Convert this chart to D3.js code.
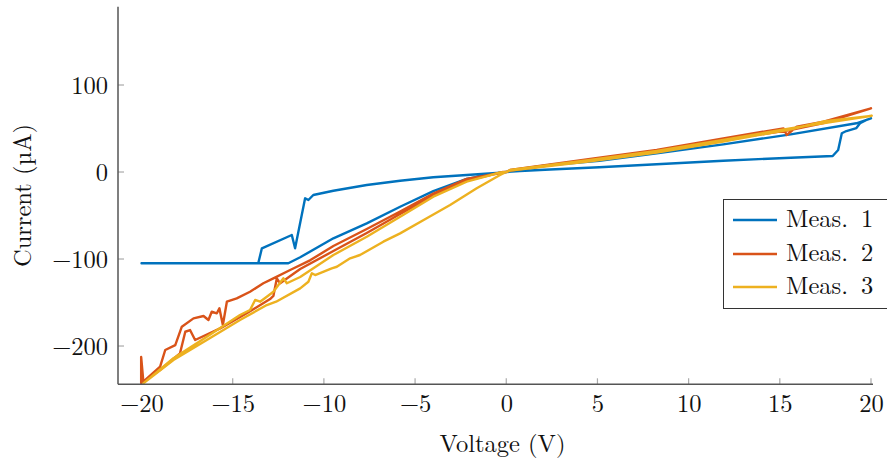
<!DOCTYPE html>
<html><head><meta charset="utf-8">
<script src="https://cdn.jsdelivr.net/npm/d3@7"></script>
</head><body style="margin:0;background:#fff">
<svg id="c" width="887" height="464" style="display:block"></svg>
<script>
const xTicks=[-20,-15,-10,-5,0,5,10,15,20];
const yTicks=[-200,-100,0,100];
const seriesNames=["Meas. 1","Meas. 2","Meas. 3"];
const seriesColors=["#0072BD","#D95319","#EDB120"];
// Meas. 1 (V, µA)
const meas1V=[0,0.21,2.4,5.1,8.25,11.9,15.6,19.2,20.0,19.75,19.4,19.2,18.65,18.4,18.2,17.9,15.6,11.9,8.25,5.1,2.4,0.75,0,-0.34,-2.17,-4.0,-5.82,-7.65,-9.48,-10.58,-10.85,-11.03,-11.58,-11.76,-13.4,-13.6,-20.0,-11.95,-11.3,-9.48,-7.65,-5.82,-4.0,-2.17,-0.34,0];
const meas1I=[0,1.7,8.0,12.8,21.5,31.8,43.3,56.0,61.7,59.8,56.0,50.5,47.1,44.5,25.3,18.4,16.4,13.0,8.9,5.4,2.9,1.1,0,-0.8,-3.4,-6.1,-10.0,-14.9,-21.5,-26.4,-32.2,-30.2,-87.7,-72.4,-87.7,-104.9,-104.9,-104.9,-98.0,-76.2,-59.0,-39.9,-22.0,-8.0,-0.6,0];
// Meas. 2
const meas2V=[0,0.21,4.6,8.25,11.9,15.2,15.38,15.93,17.4,20.0,17.4,15.56,11.9,8.25,4.6,0.21,0,-0.18,-2.17,-4.0,-5.82,-7.65,-9.48,-11.3,-12.4,-12.58,-12.77,-12.95,-14.23,-15.69,-17.06,-17.34,-17.6,-17.89,-18.99,-20.02,-20.02,-19.9,-18.98,-18.7,-18.15,-17.79,-17.15,-16.6,-16.33,-16.15,-15.87,-15.73,-15.54,-15.32,-14.78,-14.05,-13.32,-12.77,-11.85,-10.76,-9.48,-7.65,-5.82,-4.0,-2.17,0];
const meas2I=[0,2.3,14.9,25.3,38.7,50.2,42.5,52.1,57.8,73.2,56.3,48.3,36.8,24.1,13.8,1.7,0,0,-9.8,-27.6,-48.3,-70.1,-90.8,-111.5,-127.9,-122.2,-142.5,-146,-162.4,-179.7,-193.1,-181.6,-183.6,-208.4,-227.6,-242.5,-212.6,-241.0,-223.8,-204.6,-198.9,-177.8,-168.2,-165.5,-170.1,-160.6,-162.4,-156.7,-175.9,-149.1,-145.2,-137.6,-127.9,-122.2,-112.6,-101.5,-85.1,-65.5,-45.4,-24.7,-8.0,0];
// Meas. 3
const meas3V=[0,0.21,4.6,8.25,11.9,15.56,20.04,20.0,17.37,15.56,11.9,8.25,4.6,0.21,0,-0.34,-1.62,-3.08,-4.36,-5.82,-6.74,-8.02,-8.56,-9.29,-9.57,-10.48,-10.66,-10.85,-11.3,-12.62,-13.13,-14.6,-16.42,-18.25,-19.9,-18.25,-16.42,-14.6,-14.05,-13.77,-13.5,-13.13,-12.77,-12.22,-12.03,-11.3,-9.48,-7.65,-5.82,-4.0,-2.17,-0.34,0];
const meas3I=[0,2.3,13.8,24.1,36.8,50.2,64.7,64.4,58.0,48.9,35.1,22.4,12.4,1.7,0,-3.4,-18.7,-37.9,-53.2,-70.5,-80.1,-95.4,-99.2,-108.9,-110.7,-118.4,-116.4,-126.1,-133.7,-149.1,-152.9,-170.1,-193.1,-216.1,-242.9,-214.1,-189.3,-164.4,-158.6,-147.1,-149.1,-143.3,-137.6,-122.2,-127.9,-120.7,-95.4,-74.4,-51.4,-28.4,-11.1,-0.6,0];

const series=[[meas1V,meas1I],[meas2V,meas2I],[meas3V,meas3I]].map(([v,i],k)=>({name:seriesNames[k],color:seriesColors[k],pts:v.map((x,j)=>[x,i[j]])}));

const FF='"Latin Modern Roman"';
const FS="24.5px";
const LW=2.4;
const svg=d3.select("#c");
const L=118,R=873,T=6.7,B=384.3;
const x=d3.scaleLinear().domain([-21.29,20.11]).range([L,R]);
const y=d3.scaleLinear().domain([-244,190]).range([B,T]);

svg.append("defs").append("clipPath").attr("id","clip").append("rect").attr("x",L).attr("y",T).attr("width",R-L+20).attr("height",B-T);

const fmt=d=>d<0?"\u2212"+Math.abs(d):String(d);
// x ticks
const gx=svg.append("g").attr("transform",`translate(0,${B})`).call(d3.axisBottom(x).tickValues(xTicks).tickSize(0).tickFormat(fmt));
gx.select(".domain").remove();
gx.selectAll("text").attr("dy",null).attr("y",28).attr("fill","#111").style("font-family",FF).style("font-size",FS);
svg.append("g").selectAll("line").data(xTicks).join("line").attr("x1",d=>x(d)).attr("x2",d=>x(d)).attr("y1",B).attr("y2",B-6).attr("stroke","#aaa").attr("stroke-width",1.2);
// y ticks
const gy=svg.append("g").attr("transform",`translate(${L},0)`).call(d3.axisLeft(y).tickValues(yTicks).tickSize(0).tickFormat(fmt));
gy.select(".domain").remove();
gy.selectAll("text").attr("x",-10).attr("dy","0.35em").attr("fill","#111").style("font-family",FF).style("font-size",FS);
svg.append("g").selectAll("line").data(yTicks).join("line").attr("y1",d=>y(d)).attr("y2",d=>y(d)).attr("x1",L).attr("x2",L+6).attr("stroke","#aaa").attr("stroke-width",1.2);

// lines
const line=d3.line().x(d=>x(d[0])).y(d=>y(d[1]));
const gl=svg.append("g").attr("clip-path","url(#clip)");
series.forEach(s=>gl.append("path").attr("d",line(s.pts)).attr("fill","none").attr("stroke",s.color).attr("stroke-width",LW).attr("stroke-linejoin","round"));

// axes lines
svg.append("line").attr("x1",L).attr("x2",L).attr("y1",T).attr("y2",B).attr("stroke","#555").attr("stroke-width",1.5);
svg.append("line").attr("x1",L).attr("x2",R).attr("y1",B).attr("y2",B).attr("stroke","#555").attr("stroke-width",1.5);

// labels
svg.append("text").attr("x",(L+R)/2+7).attr("y",452).attr("text-anchor","middle").attr("fill","#111").style("font-family",FF).style("font-size",FS).text("Voltage (V)");
svg.append("text").attr("transform",`translate(31,${(T+B)/2}) rotate(-90)`).attr("text-anchor","middle").attr("fill","#111").style("font-family",FF).style("font-size",FS).text("Current (\u00b5A)");

// legend
const lg=svg.append("g");
lg.append("rect").attr("x",723.5).attr("y",199.5).attr("width",180).attr("height",109).attr("fill","#fff").attr("stroke","#333").attr("stroke-width",1);
const ly=[220,254,287];
series.forEach((s,k)=>{
  lg.append("line").attr("x1",733).attr("x2",777).attr("y1",ly[k]).attr("y2",ly[k]).attr("stroke",s.color).attr("stroke-width",LW);
  lg.append("text").attr("x",786).attr("y",ly[k]+7).attr("fill","#111").style("font-family",FF).style("font-size",FS).style("white-space","pre").text(s.name.replace(" "," \u2009"));
});
</script>
</body></html>
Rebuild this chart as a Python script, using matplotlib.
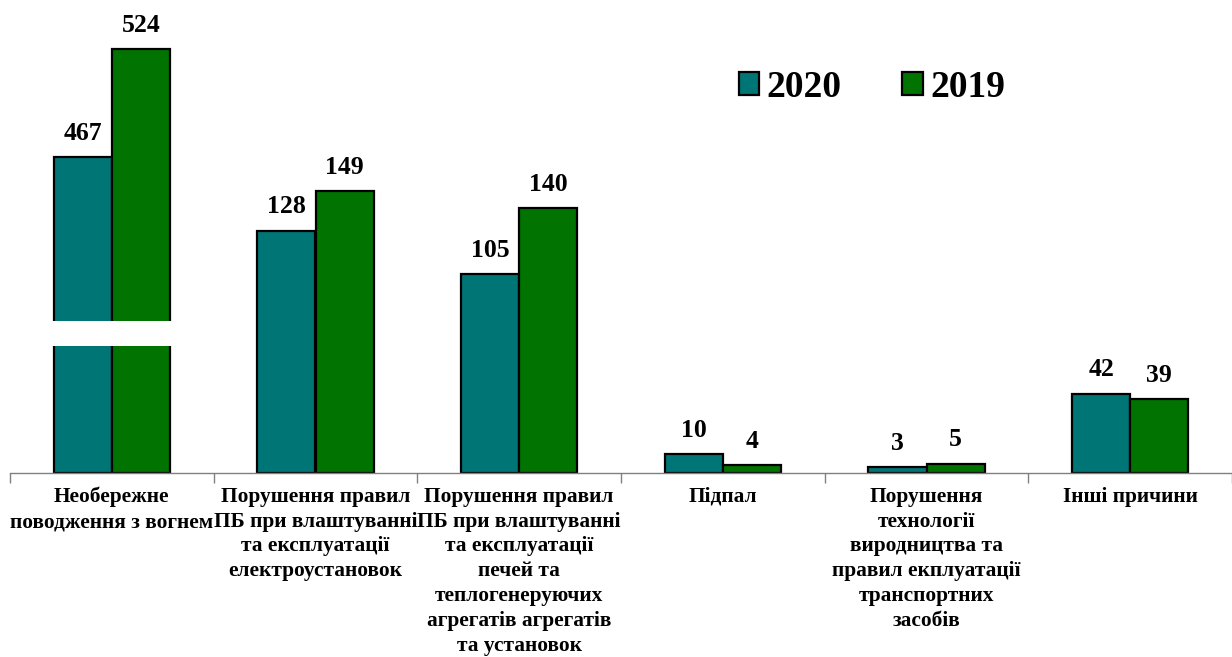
● ● ● ● ● ● ●
* [Task]
List all lines from the entries that include the word "this".

* [Written answer]
Convert this chart to D3.js code.
Rebuild this chart as a Python script, using matplotlib.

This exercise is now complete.